OWASP's LLM01 guidance is careful on this point: there may not be foolproof prevention. That is not a reason to give up. It is a reason to layer controls so one model failure does not become a full application compromise.

"unclear if there are fool-proof methods"
OWASP LLM01:2025 - why layered mitigation matters

Controls that matter more than clever prompting

The strongest controls are boring software security controls adapted to LLM workflows. Use per-user authorization before retrieval. Give tools narrow scopes. Use read-only credentials where possible. Apply deterministic validation to every tool call. Avoid free-form code execution. Keep sensitive data out of prompts unless it is truly needed. Make the model ask for human approval before actions with financial, legal, security, or privacy consequences.

Output handling deserves the same attention as input handling. If the model returns HTML, Markdown, SQL, code, JSON, links, file paths, or tool parameters, validate those outputs in normal software. Parse structured output with a schema. Reject unknown fields. Validate destinations. Refuse actions that do not match the user's original intent and permissions.

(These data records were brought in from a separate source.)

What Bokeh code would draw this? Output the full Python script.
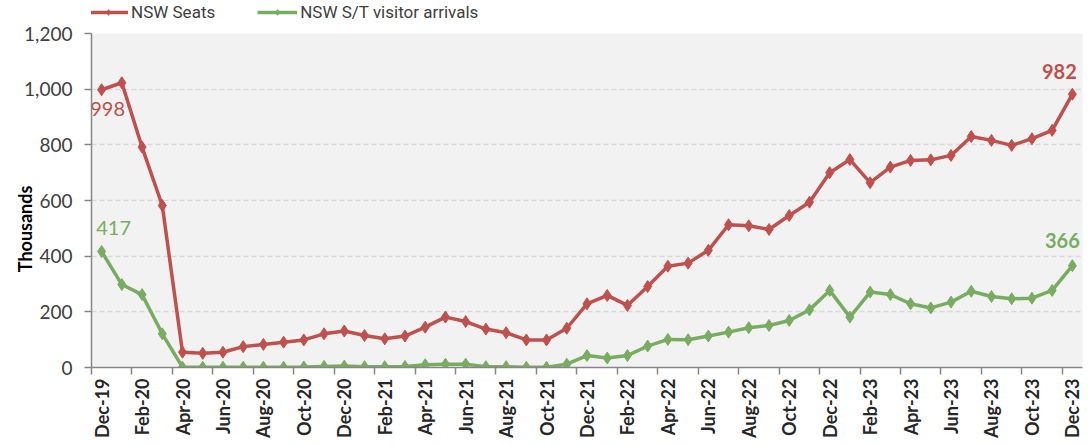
import math
from bokeh.plotting import figure
from bokeh.layouts import column
from bokeh.models import (Range1d, FixedTicker, NumeralTickFormatter, Legend, LegendItem)
from bokeh.core.properties import value
from bokeh.embed import file_html
from bokeh.resources import INLINE

months = ["Dec-19", "Jan-20", "Feb-20", "Mar-20", "Apr-20", "May-20", "Jun-20", "Jul-20",
          "Aug-20", "Sep-20", "Oct-20", "Nov-20", "Dec-20", "Jan-21", "Feb-21", "Mar-21",
          "Apr-21", "May-21", "Jun-21", "Jul-21", "Aug-21", "Sep-21", "Oct-21", "Nov-21",
          "Dec-21", "Jan-22", "Feb-22", "Mar-22", "Apr-22", "May-22", "Jun-22", "Jul-22",
          "Aug-22", "Sep-22", "Oct-22", "Nov-22", "Dec-22", "Jan-23", "Feb-23", "Mar-23",
          "Apr-23", "May-23", "Jun-23", "Jul-23", "Aug-23", "Sep-23", "Oct-23", "Nov-23",
          "Dec-23"]

nsw_seats = [998, 1023, 792, 582, 55, 51, 55, 75, 83, 91, 99, 121, 131, 115, 103, 113,
             145, 181, 165, 138, 125, 99, 99, 141, 229, 259, 223, 291, 364, 375, 421, 513,
             509, 496, 546, 594, 700, 747, 664, 720, 744, 746, 762, 830, 816, 798, 822, 852,
             982]

nsw_arrivals = [417, 298, 262, 121, 1, 1, 1, 1, 1, 1, 2, 4, 5, 3, 3, 4,
                10, 12, 12, 3, 3, 1, 1, 12, 43, 34, 43, 77, 101, 100, 113, 127,
                143, 151, 169, 207, 277, 181, 271, 262, 229, 214, 235, 274, 255, 247, 249, 277,
                366]

series_names = ["NSW Seats", "NSW S/T visitor arrivals"]
y_ticks = [0, 200, 400, 600, 800, 1000, 1200]

RED = "#c0504d"
GREEN = "#78ad61"
FONT = "Lato"

idx = list(range(len(months)))

# ---------------- legend strip (separate small figure) ----------------
lf = figure(width=1084, height=22, output_backend="svg", toolbar_location=None,
            x_axis_type=None, y_axis_type=None,
            x_range=Range1d(0, 1), y_range=Range1d(0, 1),
            min_border_left=0, min_border_right=0, min_border_top=0, min_border_bottom=0)
lf.outline_line_color = None
lf.grid.grid_line_color = None
lf.background_fill_color = "white"
# legend-only renderers, their points lie outside the visible range
ll1 = lf.line([5, 6], [5, 6], line_color=RED, line_width=3.5)
ls1 = lf.scatter([5], [5], marker="diamond", size=12, fill_color=RED, line_color=RED)
ll2 = lf.line([5, 6], [5, 6], line_color=GREEN, line_width=3.5)
ls2 = lf.scatter([5], [5], marker="diamond", size=12, fill_color=GREEN, line_color=GREEN)
legend = Legend(items=[LegendItem(label=series_names[0], renderers=[ll1, ls1]),
                       LegendItem(label=series_names[1], renderers=[ll2, ls2])],
                orientation="horizontal", location=(-3, 0),
                glyph_width=40, glyph_height=14, label_height=14,
                label_standoff=3, spacing=42, padding=0, margin=0,
                border_line_color=None, background_fill_alpha=0,
                label_text_font="Roboto", label_text_font_size="17px",
                label_text_color="#404040")
lf.add_layout(legend, "center")

# ---------------- main chart ----------------
p = figure(width=1084, height=418, output_backend="svg", toolbar_location=None,
           x_range=Range1d(-0.5, len(months) - 0.5), y_range=Range1d(0, 1200),
           min_border_left=91, min_border_right=2, min_border_top=11, min_border_bottom=73)
p.frame_width = 991
p.frame_height = 334

p.background_fill_color = "#f2f2f2"
p.border_fill_color = "white"
p.outline_line_color = None

p.xgrid.grid_line_color = None
p.ygrid.grid_line_color = "#d9d9d9"
p.ygrid.grid_line_dash = "5 3"
p.ygrid.grid_line_width = 1.5

# y axis
p.yaxis.ticker = FixedTicker(ticks=y_ticks)
p.yaxis.formatter = NumeralTickFormatter(format="0,0")
p.yaxis.major_label_text_font = FONT
p.yaxis.major_label_text_font_size = "19px"
p.yaxis.major_label_text_color = "#404040"
p.yaxis.axis_line_color = "#868686"
p.yaxis.axis_line_width = 1.5
p.yaxis.major_tick_line_color = "#868686"
p.yaxis.major_tick_line_width = 1.5
p.yaxis.major_tick_out = 7
p.yaxis.major_tick_in = 0
p.yaxis.minor_tick_line_color = None
p.yaxis.major_label_standoff = 12
p.yaxis.axis_label = "Thousands" + "\u00a0" * 13
p.yaxis.axis_label_text_font = FONT
p.yaxis.axis_label_text_font_style = "bold"
p.yaxis.axis_label_text_font_size = "18px"
p.yaxis.axis_label_text_color = "#000000"
p.yaxis.axis_label_standoff = -15

# x axis
label_pos = idx[::2]
p.xaxis.ticker = FixedTicker(ticks=label_pos,
                             minor_ticks=[i - 0.5 for i in label_pos])
p.xaxis.major_label_overrides = {i: months[i] for i in label_pos}
p.xaxis.major_label_orientation = math.pi / 2
p.xaxis.major_label_text_font = FONT
p.xaxis.major_label_text_font_style = "bold"
p.xaxis.major_label_text_font_size = "18px"
p.xaxis.major_label_text_color = "#262626"
p.xaxis.axis_line_color = "#868686"
p.xaxis.axis_line_width = 1.5
p.xaxis.major_tick_line_color = None
p.xaxis.major_tick_out = 7
p.xaxis.major_tick_in = 0
p.xaxis.minor_tick_line_color = "#868686"
p.xaxis.minor_tick_line_width = 1.5
p.xaxis.minor_tick_out = 7
p.xaxis.minor_tick_in = 0
p.xaxis.major_label_standoff = 4

# series
p.line(idx, nsw_seats, line_color=RED, line_width=3.5)
p.scatter(idx, nsw_seats, marker="diamond", size=12, fill_color=RED, line_color=RED)
p.line(idx, nsw_arrivals, line_color=GREEN, line_width=3.5)
p.scatter(idx, nsw_arrivals, marker="diamond", size=12, fill_color=GREEN, line_color=GREEN)

# data labels (first and last points)
first, last = 0, len(months) - 1
p.text(x=[first], y=[nsw_seats[first]], text=[f"{nsw_seats[first]:,}"],
       x_offset=6, y_offset=19, text_align="center", text_baseline="middle",
       text_font=value(FONT), text_font_size="20px", text_color=RED)
p.text(x=[first], y=[nsw_arrivals[first]], text=[f"{nsw_arrivals[first]:,}"],
       x_offset=12, y_offset=-23, text_align="center", text_baseline="middle",
       text_font=value(FONT), text_font_size="20px", text_color=GREEN)
p.text(x=[last], y=[nsw_seats[last]], text=[f"{nsw_seats[last]:,}"],
       x_offset=-13, y_offset=-23, text_align="center", text_baseline="middle",
       text_font=value(FONT), text_font_size="20px", text_font_style="bold", text_color=RED)
p.text(x=[last], y=[nsw_arrivals[last]], text=[f"{nsw_arrivals[last]:,}"],
       x_offset=-10, y_offset=-25, text_align="center", text_baseline="middle",
       text_font=value(FONT), text_font_size="20px", text_font_style="bold", text_color=GREEN)

layout = column(lf, p, spacing=0)
open("out.html", "w").write(file_html(layout, INLINE))
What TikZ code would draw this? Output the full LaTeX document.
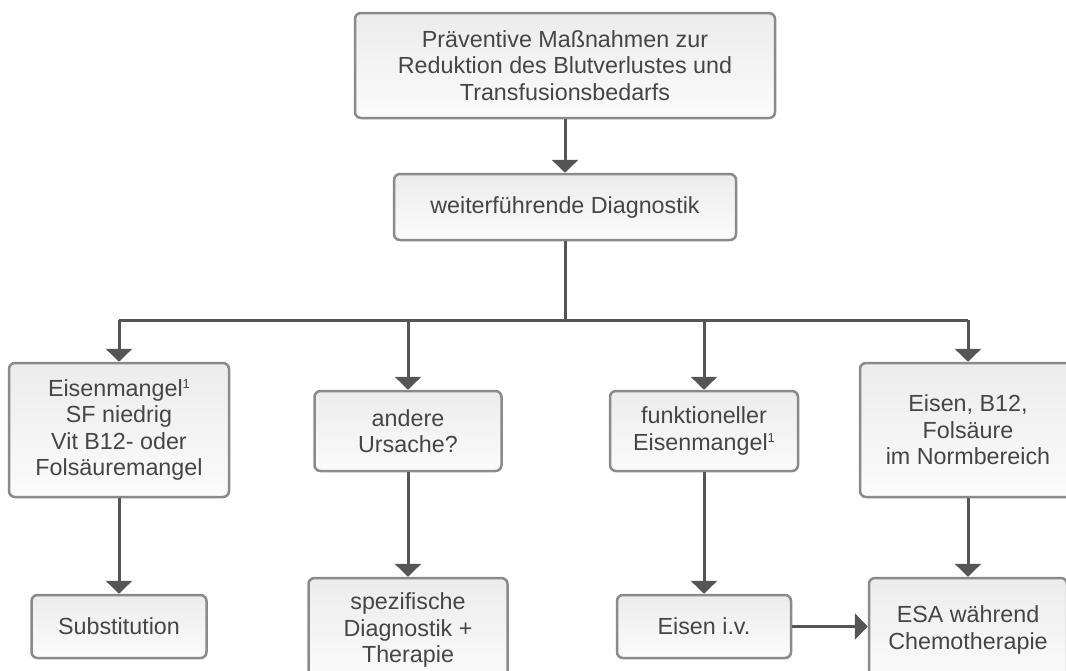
\documentclass[tikz,border=0pt]{standalone}
\usepackage{fontspec}
\setmainfont{Liberation Sans}
\usetikzlibrary{arrows.meta}
\definecolor{boxline}{HTML}{8A8A8A}
\definecolor{arrowgray}{HTML}{555555}
\definecolor{textgray}{HTML}{454545}
\definecolor{boxtop}{HTML}{ECECEC}
\definecolor{boxbottom}{HTML}{FBFBFB}
\tikzset{
  box/.style={draw=boxline, line width=2.5pt, rounded corners=6pt,
    top color=boxtop, bottom color=boxbottom, text=textgray,
    align=center, inner sep=0pt,
    font=\fontsize{23.3}{26.5}\selectfont},
  conn/.style={draw=arrowgray, line width=3pt},
  arr/.style={conn, -{Triangle[width=26pt,length=13pt]}},
}
\newcommand{\fn}{\raisebox{0.35em}{\fontsize{13}{13}\selectfont 1}}
\begin{document}
\begin{tikzpicture}[x=1pt,y=-1pt]
\useasboundingbox (0,0) rectangle (1066,670);
% top of the chart
\node[box, minimum width=420pt, minimum height=105pt] (praev) at (565,65.5)
  {Präventive Maßnahmen zur\\Reduktion des Blutverlustes und\\Transfusionsbedarfs};
\node[box, minimum width=342pt, minimum height=66pt] (diag) at (565,207)
  {weiterführende Diagnostik};
% four findings
\node[box, minimum width=220pt, minimum height=134pt] (mangel) at (119,430)
  {Eisenmangel\fn\\SF niedrig\\Vit B12- oder\\Folsäuremangel};
\node[box, minimum width=187pt, minimum height=80pt] (ursache) at (408,431)
  {andere\\Ursache?};
\node[box, minimum width=188pt, minimum height=80pt] (funkt) at (704,431)
  {funktioneller\\Eisenmangel\fn};
\node[box, minimum width=216pt, minimum height=134pt] (norm) at (968,430)
  {Eisen, B12,\\Folsäure\\im Normbereich};
% therapies
\node[box, minimum width=175pt, minimum height=63pt] (subst) at (119,626.5)
  {Substitution};
\node[box, minimum width=199pt, minimum height=104pt] (spez) at (408,630)
  {spezifische\\Diagnostik +\\Therapie};
\node[box, minimum width=174pt, minimum height=63pt] (eisen) at (704,626.5)
  {Eisen i.v.};
\node[box, minimum width=198pt, minimum height=104pt] (esa) at (968,630)
  {ESA während\\Chemotherapie};
% connectors
\coordinate (split) at (565,320);
\draw[arr] (praev) -- (diag);
\draw[conn] (diag.south) -- (split);
\draw[conn] (mangel.north |- split) -- (norm.north |- split);
\foreach \n in {mangel,ursache,funkt,norm}
  \draw[arr] (\n.north |- split) -- (\n.north);
\draw[arr] (mangel) -- (subst);
\draw[arr] (ursache) -- (spez);
\draw[arr] (funkt) -- (eisen);
\draw[arr] (norm) -- (esa);
\draw[arr] (eisen) -- (eisen -| esa.west);
\end{tikzpicture}
\end{document}
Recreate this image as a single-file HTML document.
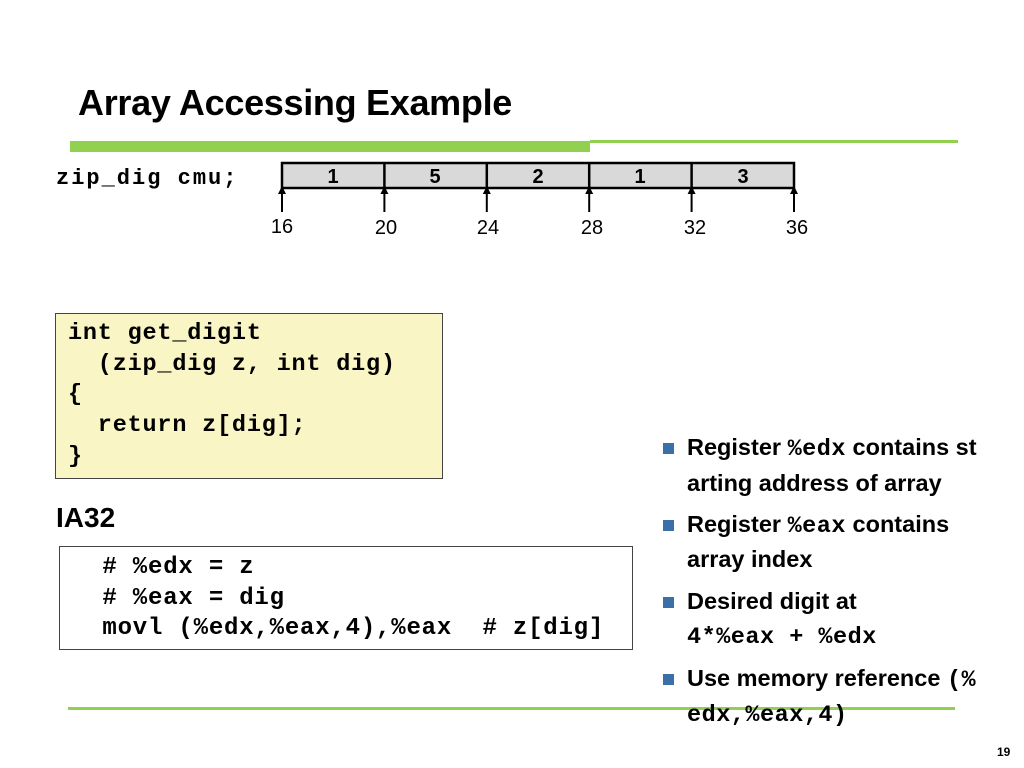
<!DOCTYPE html>
<html><head><meta charset="utf-8"><style>
body{margin:0;width:1024px;height:768px;background:#fff;position:relative;overflow:hidden;font-family:"Liberation Sans",sans-serif;}
.a{position:absolute;white-space:nowrap;}
.mono{font-family:"Liberation Mono",monospace;font-weight:bold;}
.b{font-weight:bold;}
.bul{position:absolute;left:663px;width:11px;height:11px;background:#3a6fa8;}
.bt{position:absolute;left:687px;font-weight:bold;font-size:23.5px;white-space:nowrap;letter-spacing:0px;}
.bt .m{font-family:"Liberation Mono",monospace;font-size:23.5px;letter-spacing:0.5px;}
</style></head><body>
<div class="a b" style="left:78px;top:82px;font-size:36px;letter-spacing:-0.3px;">Array Accessing Example</div>
<div class="a" style="left:70px;top:141px;width:520px;height:11px;background:#92d050;"></div>
<div class="a" style="left:590px;top:140px;width:368px;height:3px;background:#92d050;"></div>

<div class="a mono" style="left:56px;top:166px;font-size:22px;letter-spacing:2px;">zip_dig cmu;</div>
<svg class="a" style="left:0;top:0" width="1024" height="260">
<rect x="282" y="163" width="512" height="25" fill="#d9d9d9" stroke="#000" stroke-width="2.5"/>
<g stroke="#000" stroke-width="2.5">
<line x1="384.4" y1="163" x2="384.4" y2="188"/><line x1="486.8" y1="163" x2="486.8" y2="188"/>
<line x1="589.2" y1="163" x2="589.2" y2="188"/><line x1="691.6" y1="163" x2="691.6" y2="188"/>
</g>
<g font-family="Liberation Sans" font-weight="bold" font-size="20" text-anchor="middle">
<text x="333" y="183">1</text><text x="435" y="183">5</text><text x="538" y="183">2</text><text x="640" y="183">1</text><text x="743" y="183">3</text>
</g>
<g stroke="#000" stroke-width="2">
<line x1="282" y1="192" x2="282" y2="212"/><line x1="384.4" y1="192" x2="384.4" y2="212"/><line x1="486.8" y1="192" x2="486.8" y2="212"/><line x1="589.2" y1="192" x2="589.2" y2="212"/><line x1="691.6" y1="192" x2="691.6" y2="212"/><line x1="794" y1="192" x2="794" y2="212"/>
</g>
<g fill="#000">
<polygon points="278,194 286,194 282,186"/><polygon points="380.4,194 388.4,194 384.4,186"/><polygon points="482.8,194 490.8,194 486.8,186"/><polygon points="585.2,194 593.2,194 589.2,186"/><polygon points="687.6,194 695.6,194 691.6,186"/><polygon points="790,194 798,194 794,186"/>
</g>
<g font-family="Liberation Sans" font-size="20" text-anchor="middle">
<text x="282" y="233">16</text><text x="386" y="234">20</text><text x="488" y="234">24</text><text x="592" y="234">28</text><text x="695" y="234">32</text><text x="797" y="234">36</text>
</g>
</svg>

<div class="a" style="left:55px;top:313px;width:386px;height:164px;background:#f9f5c4;border:1.5px solid #444;"></div>
<div class="a mono" style="left:68px;top:319px;font-size:23.5px;line-height:30.7px;white-space:pre;letter-spacing:0.8px;">int get_digit
  (zip_dig z, int dig)
{
  return z[dig];
}</div>

<div class="a b" style="left:56px;top:502px;font-size:28px;">IA32</div>
<div class="a" style="left:59px;top:546px;width:572px;height:102px;background:#fff;border:1.5px solid #444;"></div>
<div class="a mono" style="left:72px;top:553px;font-size:24px;line-height:30.5px;white-space:pre;letter-spacing:0.8px;">  # %edx = z
  # %eax = dig
  movl (%edx,%eax,4),%eax  # z[dig]</div>

<div class="bul" style="top:443px"></div>
<div class="bt" style="top:434px">Register <span class="m">%edx</span> contains st</div>
<div class="bt" style="top:470px">arting address of array</div>
<div class="bul" style="top:520px"></div>
<div class="bt" style="top:511px">Register <span class="m">%eax</span> contains</div>
<div class="bt" style="top:546px">array index</div>
<div class="bul" style="top:597px"></div>
<div class="bt" style="top:588px">Desired digit at</div>
<div class="bt" style="top:622px"><span class="m">4*%eax + %edx</span></div>
<div class="bul" style="top:674px"></div>
<div class="a" style="left:68px;top:707px;width:887px;height:3px;background:#92d050;"></div>
<div class="bt" style="top:665px">Use memory reference <span class="m">(%</span></div>
<div class="bt" style="top:700px"><span class="m">edx,%eax,4)</span></div>

<div class="a b" style="left:997px;top:745px;font-size:12px;">19</div>
</body></html>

Useful architecture patterns

The dual-LLM pattern separates privileged planning from untrusted-content processing. A privileged model receives trusted user intent and may call tools. A quarantined model reads untrusted text without tool access and returns bounded summaries or extracted fields. The privileged side can refer to those results, but untrusted text does not get direct access to tools.

Action-selector designs go further: the model does not invent arbitrary tool calls. It chooses from a constrained set of actions, and ordinary code decides whether the action is allowed. Plan-then-execute designs separate a proposed plan from execution, giving the application and user a chance to review before anything irreversible happens. Context minimization reduces the amount of untrusted and sensitive material present in any one model call.

Why input filtering alone fails

Filters are useful as one signal. They are not a complete defense. Natural language is flexible, and malicious instructions can be paraphrased, encoded, split across documents, hidden in markup, embedded in images, or disguised as data. A model-based detector can catch known patterns, but it can also miss adaptive attacks or block legitimate content.

Use filters to reduce noise and catch obvious cases. Then assume some hostile content will pass through. The hard controls are downstream: privileges, validation, confirmations, sandboxing, monitoring, and rollback.

"multiple layers of defense"
Google DeepMind, Gemini safeguards - defense-in-depth summary

Defensive checklist

  • Map inputs. Identify every place untrusted text can enter model context.
  • Map authority. List every tool, credential, dataset, and user-facing output the model can influence.
  • Apply least privilege. Scope retrieval and tool access to the current user and task.
  • Validate tool calls. Enforce policy outside the model before execution.
  • Use allow-lists. Prefer known actions, domains, recipients, and parameters over open-ended generation.
  • Add human review. Require confirmation for destructive, external, financial, legal, privacy, or security-impacting actions.
  • Instrument everything. Log retrieved sources, prompts, outputs, tool calls, denials, and user confirmations.
  • Red-team continuously. Re-run tests as models, tools, prompts, retrieval, and product flows change.